# Direction
Repeat each line of the material below exactly as it appears, minus any pictures.

# Given data
═══
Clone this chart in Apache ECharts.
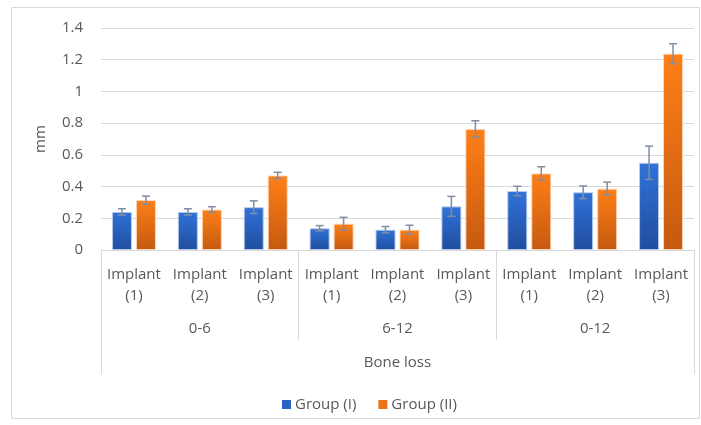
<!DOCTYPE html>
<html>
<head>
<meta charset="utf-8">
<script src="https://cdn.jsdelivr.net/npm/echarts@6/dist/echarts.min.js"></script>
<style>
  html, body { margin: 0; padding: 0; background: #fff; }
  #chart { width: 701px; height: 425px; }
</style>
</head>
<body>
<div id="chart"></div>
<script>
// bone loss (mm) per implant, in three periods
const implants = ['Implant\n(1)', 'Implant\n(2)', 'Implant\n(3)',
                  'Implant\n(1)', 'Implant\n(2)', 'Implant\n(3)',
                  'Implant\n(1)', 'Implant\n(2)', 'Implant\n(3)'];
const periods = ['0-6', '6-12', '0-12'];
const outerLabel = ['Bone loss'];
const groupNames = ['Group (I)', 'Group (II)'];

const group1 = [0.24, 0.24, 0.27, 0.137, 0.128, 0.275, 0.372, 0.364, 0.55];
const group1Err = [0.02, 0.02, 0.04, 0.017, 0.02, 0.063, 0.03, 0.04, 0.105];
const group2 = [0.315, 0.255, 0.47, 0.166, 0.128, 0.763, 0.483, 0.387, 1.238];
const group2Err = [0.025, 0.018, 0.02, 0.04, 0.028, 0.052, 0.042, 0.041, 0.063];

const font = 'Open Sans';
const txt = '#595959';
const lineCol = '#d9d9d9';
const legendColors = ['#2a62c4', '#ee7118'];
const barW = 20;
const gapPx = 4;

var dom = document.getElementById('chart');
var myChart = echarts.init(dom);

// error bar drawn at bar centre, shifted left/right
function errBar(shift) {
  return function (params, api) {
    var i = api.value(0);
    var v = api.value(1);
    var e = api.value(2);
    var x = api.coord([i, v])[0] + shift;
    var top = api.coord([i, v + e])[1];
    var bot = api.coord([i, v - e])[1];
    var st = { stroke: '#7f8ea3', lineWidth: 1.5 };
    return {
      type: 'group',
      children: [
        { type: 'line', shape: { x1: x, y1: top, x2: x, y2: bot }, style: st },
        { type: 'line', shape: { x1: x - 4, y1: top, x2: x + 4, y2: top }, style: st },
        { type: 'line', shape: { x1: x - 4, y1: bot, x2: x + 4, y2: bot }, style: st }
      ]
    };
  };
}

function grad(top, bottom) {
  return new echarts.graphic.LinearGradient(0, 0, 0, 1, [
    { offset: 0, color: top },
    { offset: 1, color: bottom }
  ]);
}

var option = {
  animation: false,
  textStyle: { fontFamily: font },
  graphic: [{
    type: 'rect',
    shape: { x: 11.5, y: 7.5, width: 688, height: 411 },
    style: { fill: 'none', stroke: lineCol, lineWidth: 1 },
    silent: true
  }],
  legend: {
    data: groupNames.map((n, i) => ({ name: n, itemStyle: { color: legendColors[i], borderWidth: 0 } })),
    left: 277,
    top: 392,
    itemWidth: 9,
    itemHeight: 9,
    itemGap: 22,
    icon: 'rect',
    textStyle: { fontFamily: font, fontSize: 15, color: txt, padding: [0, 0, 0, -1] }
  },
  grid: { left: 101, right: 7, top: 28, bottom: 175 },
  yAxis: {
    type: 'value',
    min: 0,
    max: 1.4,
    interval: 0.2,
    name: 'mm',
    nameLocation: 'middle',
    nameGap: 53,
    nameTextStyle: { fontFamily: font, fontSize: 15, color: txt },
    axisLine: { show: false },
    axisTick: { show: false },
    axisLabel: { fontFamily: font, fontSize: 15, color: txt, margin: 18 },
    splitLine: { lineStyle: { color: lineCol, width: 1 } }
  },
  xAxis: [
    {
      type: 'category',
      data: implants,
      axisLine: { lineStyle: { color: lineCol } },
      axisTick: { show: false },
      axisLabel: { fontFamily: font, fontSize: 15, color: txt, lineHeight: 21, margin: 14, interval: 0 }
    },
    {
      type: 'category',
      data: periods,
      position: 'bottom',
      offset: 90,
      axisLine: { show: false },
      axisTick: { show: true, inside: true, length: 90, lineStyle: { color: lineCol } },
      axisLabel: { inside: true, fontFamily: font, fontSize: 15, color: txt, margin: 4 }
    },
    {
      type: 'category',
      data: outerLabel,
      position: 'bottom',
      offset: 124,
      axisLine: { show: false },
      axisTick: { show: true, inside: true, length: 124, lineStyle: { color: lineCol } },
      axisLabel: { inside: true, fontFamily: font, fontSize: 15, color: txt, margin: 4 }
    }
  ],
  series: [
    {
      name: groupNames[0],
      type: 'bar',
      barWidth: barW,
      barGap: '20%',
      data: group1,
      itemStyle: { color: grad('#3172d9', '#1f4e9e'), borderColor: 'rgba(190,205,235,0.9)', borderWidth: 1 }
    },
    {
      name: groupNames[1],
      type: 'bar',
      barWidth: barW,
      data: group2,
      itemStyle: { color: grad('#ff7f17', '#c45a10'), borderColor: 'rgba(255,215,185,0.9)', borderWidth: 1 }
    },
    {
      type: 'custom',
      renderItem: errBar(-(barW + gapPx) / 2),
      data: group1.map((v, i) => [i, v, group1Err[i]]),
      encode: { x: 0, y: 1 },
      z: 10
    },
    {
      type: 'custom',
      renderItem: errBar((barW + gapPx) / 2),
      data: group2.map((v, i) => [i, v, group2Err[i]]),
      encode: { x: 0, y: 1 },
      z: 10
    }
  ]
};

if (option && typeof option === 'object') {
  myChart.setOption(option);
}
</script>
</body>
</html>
═══
# Task result
Clone this chart in Apache ECharts.
<!DOCTYPE html>
<html>
<head>
<meta charset="utf-8">
<script src="https://cdn.jsdelivr.net/npm/echarts@6/dist/echarts.min.js"></script>
<style>
  html, body { margin: 0; padding: 0; background: #fff; }
  #chart { width: 701px; height: 425px; }
</style>
</head>
<body>
<div id="chart"></div>
<script>
// bone loss (mm) per implant, in three periods
const implants = ['Implant\n(1)', 'Implant\n(2)', 'Implant\n(3)',
                  'Implant\n(1)', 'Implant\n(2)', 'Implant\n(3)',
                  'Implant\n(1)', 'Implant\n(2)', 'Implant\n(3)'];
const periods = ['0-6', '6-12', '0-12'];
const outerLabel = ['Bone loss'];
const groupNames = ['Group (I)', 'Group (II)'];

const group1 = [0.24, 0.24, 0.27, 0.137, 0.128, 0.275, 0.372, 0.364, 0.55];
const group1Err = [0.02, 0.02, 0.04, 0.017, 0.02, 0.063, 0.03, 0.04, 0.105];
const group2 = [0.315, 0.255, 0.47, 0.166, 0.128, 0.763, 0.483, 0.387, 1.238];
const group2Err = [0.025, 0.018, 0.02, 0.04, 0.028, 0.052, 0.042, 0.041, 0.063];

const font = 'Open Sans';
const txt = '#595959';
const lineCol = '#d9d9d9';
const legendColors = ['#2a62c4', '#ee7118'];
const barW = 20;
const gapPx = 4;

var dom = document.getElementById('chart');
var myChart = echarts.init(dom);

// error bar drawn at bar centre, shifted left/right
function errBar(shift) {
  return function (params, api) {
    var i = api.value(0);
    var v = api.value(1);
    var e = api.value(2);
    var x = api.coord([i, v])[0] + shift;
    var top = api.coord([i, v + e])[1];
    var bot = api.coord([i, v - e])[1];
    var st = { stroke: '#7f8ea3', lineWidth: 1.5 };
    return {
      type: 'group',
      children: [
        { type: 'line', shape: { x1: x, y1: top, x2: x, y2: bot }, style: st },
        { type: 'line', shape: { x1: x - 4, y1: top, x2: x + 4, y2: top }, style: st },
        { type: 'line', shape: { x1: x - 4, y1: bot, x2: x + 4, y2: bot }, style: st }
      ]
    };
  };
}

function grad(top, bottom) {
  return new echarts.graphic.LinearGradient(0, 0, 0, 1, [
    { offset: 0, color: top },
    { offset: 1, color: bottom }
  ]);
}

var option = {
  animation: false,
  textStyle: { fontFamily: font },
  graphic: [{
    type: 'rect',
    shape: { x: 11.5, y: 7.5, width: 688, height: 411 },
    style: { fill: 'none', stroke: lineCol, lineWidth: 1 },
    silent: true
  }],
  legend: {
    data: groupNames.map((n, i) => ({ name: n, itemStyle: { color: legendColors[i], borderWidth: 0 } })),
    left: 277,
    top: 392,
    itemWidth: 9,
    itemHeight: 9,
    itemGap: 22,
    icon: 'rect',
    textStyle: { fontFamily: font, fontSize: 15, color: txt, padding: [0, 0, 0, -1] }
  },
  grid: { left: 101, right: 7, top: 28, bottom: 175 },
  yAxis: {
    type: 'value',
    min: 0,
    max: 1.4,
    interval: 0.2,
    name: 'mm',
    nameLocation: 'middle',
    nameGap: 53,
    nameTextStyle: { fontFamily: font, fontSize: 15, color: txt },
    axisLine: { show: false },
    axisTick: { show: false },
    axisLabel: { fontFamily: font, fontSize: 15, color: txt, margin: 18 },
    splitLine: { lineStyle: { color: lineCol, width: 1 } }
  },
  xAxis: [
    {
      type: 'category',
      data: implants,
      axisLine: { lineStyle: { color: lineCol } },
      axisTick: { show: false },
      axisLabel: { fontFamily: font, fontSize: 15, color: txt, lineHeight: 21, margin: 14, interval: 0 }
    },
    {
      type: 'category',
      data: periods,
      position: 'bottom',
      offset: 90,
      axisLine: { show: false },
      axisTick: { show: true, inside: true, length: 90, lineStyle: { color: lineCol } },
      axisLabel: { inside: true, fontFamily: font, fontSize: 15, color: txt, margin: 4 }
    },
    {
      type: 'category',
      data: outerLabel,
      position: 'bottom',
      offset: 124,
      axisLine: { show: false },
      axisTick: { show: true, inside: true, length: 124, lineStyle: { color: lineCol } },
      axisLabel: { inside: true, fontFamily: font, fontSize: 15, color: txt, margin: 4 }
    }
  ],
  series: [
    {
      name: groupNames[0],
      type: 'bar',
      barWidth: barW,
      barGap: '20%',
      data: group1,
      itemStyle: { color: grad('#3172d9', '#1f4e9e'), borderColor: 'rgba(190,205,235,0.9)', borderWidth: 1 }
    },
    {
      name: groupNames[1],
      type: 'bar',
      barWidth: barW,
      data: group2,
      itemStyle: { color: grad('#ff7f17', '#c45a10'), borderColor: 'rgba(255,215,185,0.9)', borderWidth: 1 }
    },
    {
      type: 'custom',
      renderItem: errBar(-(barW + gapPx) / 2),
      data: group1.map((v, i) => [i, v, group1Err[i]]),
      encode: { x: 0, y: 1 },
      z: 10
    },
    {
      type: 'custom',
      renderItem: errBar((barW + gapPx) / 2),
      data: group2.map((v, i) => [i, v, group2Err[i]]),
      encode: { x: 0, y: 1 },
      z: 10
    }
  ]
};

if (option && typeof option === 'object') {
  myChart.setOption(option);
}
</script>
</body>
</html>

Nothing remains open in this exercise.